Given instruction:
Copy whichever lines contain the string "Write".

Stored items:
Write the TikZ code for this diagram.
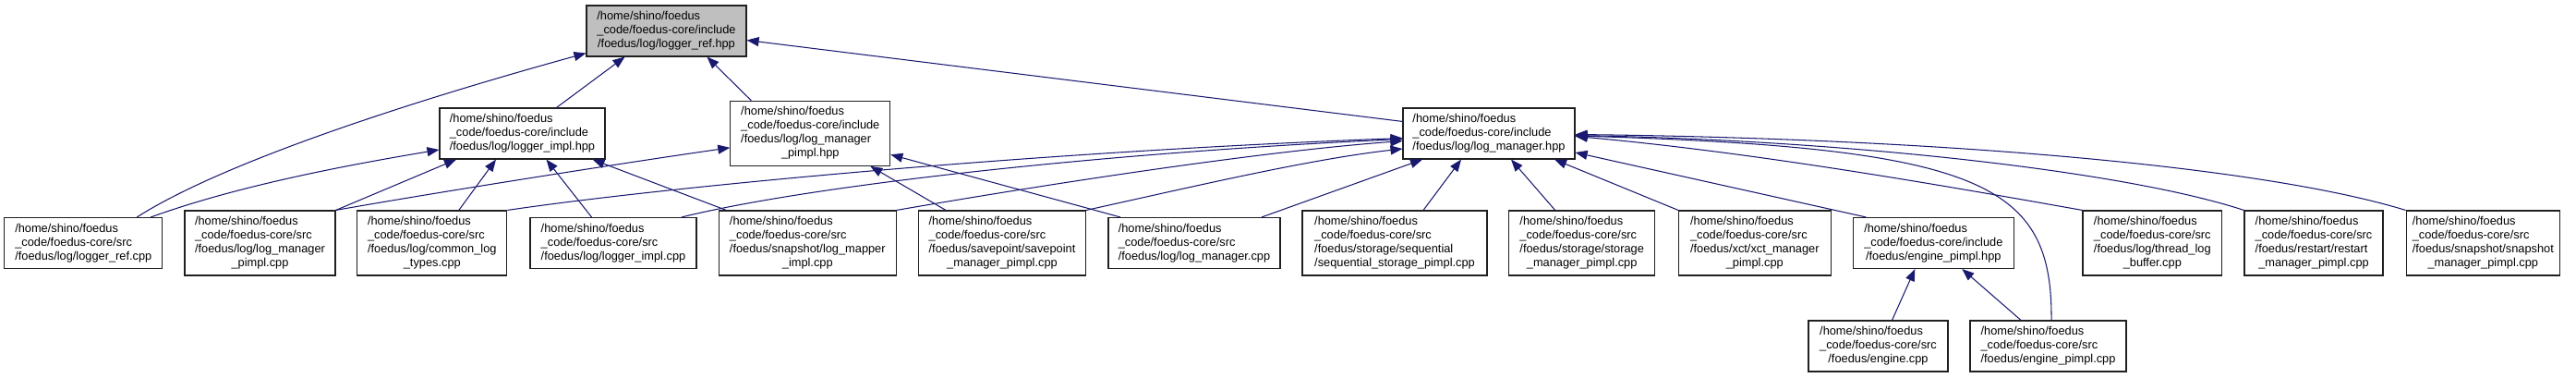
\documentclass[tikz,border=0pt]{standalone}
\usepackage{fontspec}
\setmainfont{Liberation Sans}
\usetikzlibrary{arrows.meta}
\definecolor{edgec}{HTML}{191970}
\definecolor{rootfill}{HTML}{BFBFBF}
\definecolor{boxline}{HTML}{202020}
\newcommand\Tthree[3]{\begin{tabular}{@{}l@{}}#1\\#2\\\multicolumn{1}{@{}c@{}}{#3}\end{tabular}}
\newcommand\Tfour[4]{\begin{tabular}{@{}l@{}}#1\\#2\\#3\\\multicolumn{1}{@{}c@{}}{#4}\end{tabular}}
\newcommand\fsz{\fontsize{12.8pt}{15pt}\selectfont}
\tikzset{
  box/.style={draw=boxline, line width=1.1pt, fill=white, inner sep=0pt, font=\fsz, anchor=center},
  rootbox/.style={box, fill=rootfill},
  hthree/.style={minimum height=55pt},
  hfour/.style={minimum height=70pt},
  dep/.style={draw=edgec, line width=1.05pt, -{Triangle[length=13pt,width=10pt]}},
}
\begin{document}
\begin{tikzpicture}[x=1pt,y=-1pt]
\useasboundingbox (0,0) rectangle (2789,408);
% rank 0
\node[rootbox,hthree,minimum width=173pt] (root) at (721.5,33.5) {\Tthree{/home/shino/foedus}{\_code/foedus-core/include}{/foedus/log/logger\_ref.hpp}};
% rank 1
\node[box,hthree,minimum width=179pt] (limplh) at (565.5,144.5) {\Tthree{/home/shino/foedus}{\_code/foedus-core/include}{/foedus/log/logger\_impl.hpp}};
\node[box,hfour,minimum width=173pt] (lmph) at (877.3,144.3) {\Tfour{/home/shino/foedus}{\_code/foedus-core/include}{/foedus/log/log\_manager}{\_pimpl.hpp}};
\node[box,hthree,minimum width=186pt] (lmh) at (1612,144.5) {\Tthree{/home/shino/foedus}{\_code/foedus-core/include}{/foedus/log/log\_manager.hpp}};
% rank 2
\node[box,hthree,minimum width=171pt] (lrefc) at (90.3,263) {\Tthree{/home/shino/foedus}{\_code/foedus-core/src}{/foedus/log/logger\_ref.cpp}};
\node[box,hfour,minimum width=163pt] (lmpc) at (281.5,263) {\Tfour{/home/shino/foedus}{\_code/foedus-core/src}{/foedus/log/log\_manager}{\_pimpl.cpp}};
\node[box,hfour,minimum width=162pt] (cltc) at (467.8,263) {\Tfour{/home/shino/foedus}{\_code/foedus-core/src}{/foedus/log/common\_log}{\_types.cpp}};
\node[box,hthree,minimum width=180pt] (limplc) at (664,263) {\Tthree{/home/shino/foedus}{\_code/foedus-core/src}{/foedus/log/logger\_impl.cpp}};
\node[box,hfour,minimum width=191.5pt] (lmapc) at (874.3,263) {\Tfour{/home/shino/foedus}{\_code/foedus-core/src}{/foedus/snapshot/log\_mapper}{\_impl.cpp}};
\node[box,hfour,minimum width=181pt] (spc) at (1085,263) {\Tfour{/home/shino/foedus}{\_code/foedus-core/src}{/foedus/savepoint/savepoint}{\_manager\_pimpl.cpp}};
\node[box,hthree,minimum width=186pt] (lmc) at (1293,263) {\Tthree{/home/shino/foedus}{\_code/foedus-core/src}{/foedus/log/log\_manager.cpp}};
\node[box,hfour,minimum width=200pt] (seqc) at (1510,263) {\Tfour{/home/shino/foedus}{\_code/foedus-core/src}{/foedus/storage/sequential}{/sequential\_storage\_pimpl.cpp}};
\node[box,hfour,minimum width=158pt] (smc) at (1712.7,263) {\Tfour{/home/shino/foedus}{\_code/foedus-core/src}{/foedus/storage/storage}{\_manager\_pimpl.cpp}};
\node[box,hfour,minimum width=164.5pt] (xctc) at (1899.8,263) {\Tfour{/home/shino/foedus}{\_code/foedus-core/src}{/foedus/xct/xct\_manager}{\_pimpl.cpp}};
\node[box,hthree,minimum width=173.5pt] (eph) at (2093.3,263) {\Tthree{/home/shino/foedus}{\_code/foedus-core/include}{/foedus/engine\_pimpl.hpp}};
\node[box,hfour,minimum width=150.6pt] (tlbc) at (2330.3,263) {\Tfour{/home/shino/foedus}{\_code/foedus-core/src}{/foedus/log/thread\_log}{\_buffer.cpp}};
\node[box,hfour,minimum width=150pt] (rsc) at (2505,263) {\Tfour{/home/shino/foedus}{\_code/foedus-core/src}{/foedus/restart/restart}{\_manager\_pimpl.cpp}};
\node[box,hfour,minimum width=166.5pt] (ssc) at (2688.3,263) {\Tfour{/home/shino/foedus}{\_code/foedus-core/src}{/foedus/snapshot/snapshot}{\_manager\_pimpl.cpp}};
% rank 3
\node[box,hthree,minimum width=151pt] (engc) at (2033.5,374.5) {\Tthree{/home/shino/foedus}{\_code/foedus-core/src}{/foedus/engine.cpp}};
\node[box,hthree,minimum width=169pt] (epc) at (2217.5,374.5) {\Tthree{/home/shino/foedus}{\_code/foedus-core/src}{/foedus/engine\_pimpl.cpp}};
% edges into root
\draw[dep] ([xshift=58pt]lrefc.north) .. controls (250,170) and (480,100) .. ([yshift=4pt]root.south west);
\draw[dep] ([xshift=37pt]limplh.north) -- ([xshift=-45pt]root.south);
\draw[dep] ([xshift=-64pt]lmph.north) -- ([xshift=44pt]root.south);
\draw[dep] ([yshift=-15pt]lmh.north west) -- ([yshift=-10pt]root.east);
% edges into logger_impl.hpp
\draw[dep] ([xshift=73pt]lrefc.north) .. controls (260,200) and (380,178) .. ([yshift=-17.5pt]limplh.west);
\draw[dep] (lmpc.north east) -- ([xshift=-71.5pt]limplh.south);
\draw[dep] ([xshift=29pt]cltc.north) -- ([xshift=-28.5pt]limplh.south);
\draw[dep] ([xshift=-23.5pt]limplc.north) -- ([xshift=26pt]limplh.south);
\draw[dep] ([xshift=-88pt]lmapc.north) -- ([xshift=76pt]limplh.south);
% edges into log_manager_pimpl.hpp
\draw[dep] (lmpc.north east) .. controls (450,212) and (650,180) .. ([yshift=-15.5pt]lmph.west);
\draw[dep] ([xshift=-61pt]spc.north) -- ([xshift=65pt]lmph.south);
\draw[dep] ([xshift=-80pt]lmc.north) -- ([yshift=-23pt]lmph.east);
% edges into log_manager.hpp
\draw[dep] (cltc.north east) .. controls (700,205) and (1100,165) .. ([yshift=-5pt]lmh.west);
\draw[dep] ([xshift=74pt]limplc.north) .. controls (880,200) and (1200,165) .. ([yshift=-6pt]lmh.west);
\draw[dep] (lmapc.north east) .. controls (1100,205) and (1350,165) .. ([yshift=-8pt]lmh.west);
\draw[dep] (spc.north east) .. controls (1300,200) and (1420,172) .. ([yshift=-16.5pt]lmh.west);
\draw[dep] ([xshift=73pt]lmc.north) -- ([xshift=-72pt]lmh.south);
\draw[dep] ([xshift=31pt]seqc.north) -- ([xshift=-30pt]lmh.south);
\draw[dep] ([xshift=-29pt]smc.north) -- ([xshift=24pt]lmh.south);
\draw[dep] (xctc.north west) -- ([xshift=71pt]lmh.south);
\draw[dep] ([xshift=-73pt]eph.north) -- ([yshift=-20.5pt]lmh.east);
\draw[dep] (tlbc.north west) .. controls (2100,200) and (1900,165) .. ([yshift=-3pt]lmh.east);
\draw[dep] (rsc.north west) .. controls (2300,185) and (2000,152) .. ([yshift=-2pt]lmh.east);
\draw[dep] (ssc.north west) .. controls (2450,180) and (2100,150) .. ([yshift=-1pt]lmh.east);
\draw[dep] ([xshift=3.5pt]epc.north) .. controls (2222,200) and (2150,160) .. ([yshift=-2.5pt]lmh.east);
% edges into engine_pimpl.hpp
\draw[dep] ([xshift=15pt]engc.north) -- ([xshift=-20pt]eph.south);
\draw[dep] ([xshift=-29.5pt]epc.north) -- ([xshift=31pt]eph.south);
\end{tikzpicture}
\end{document}
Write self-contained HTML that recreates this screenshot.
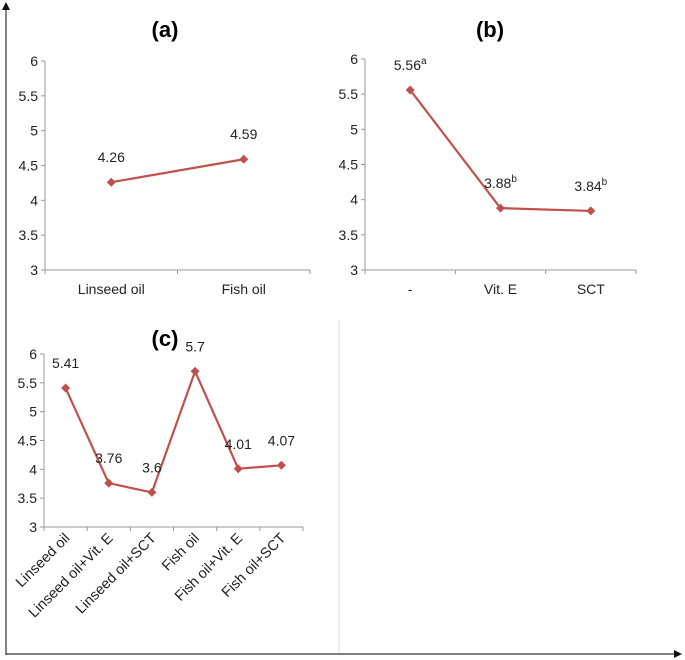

Result:
Write the TikZ code for this diagram.
Write self-contained HTML that recreates this screenshot.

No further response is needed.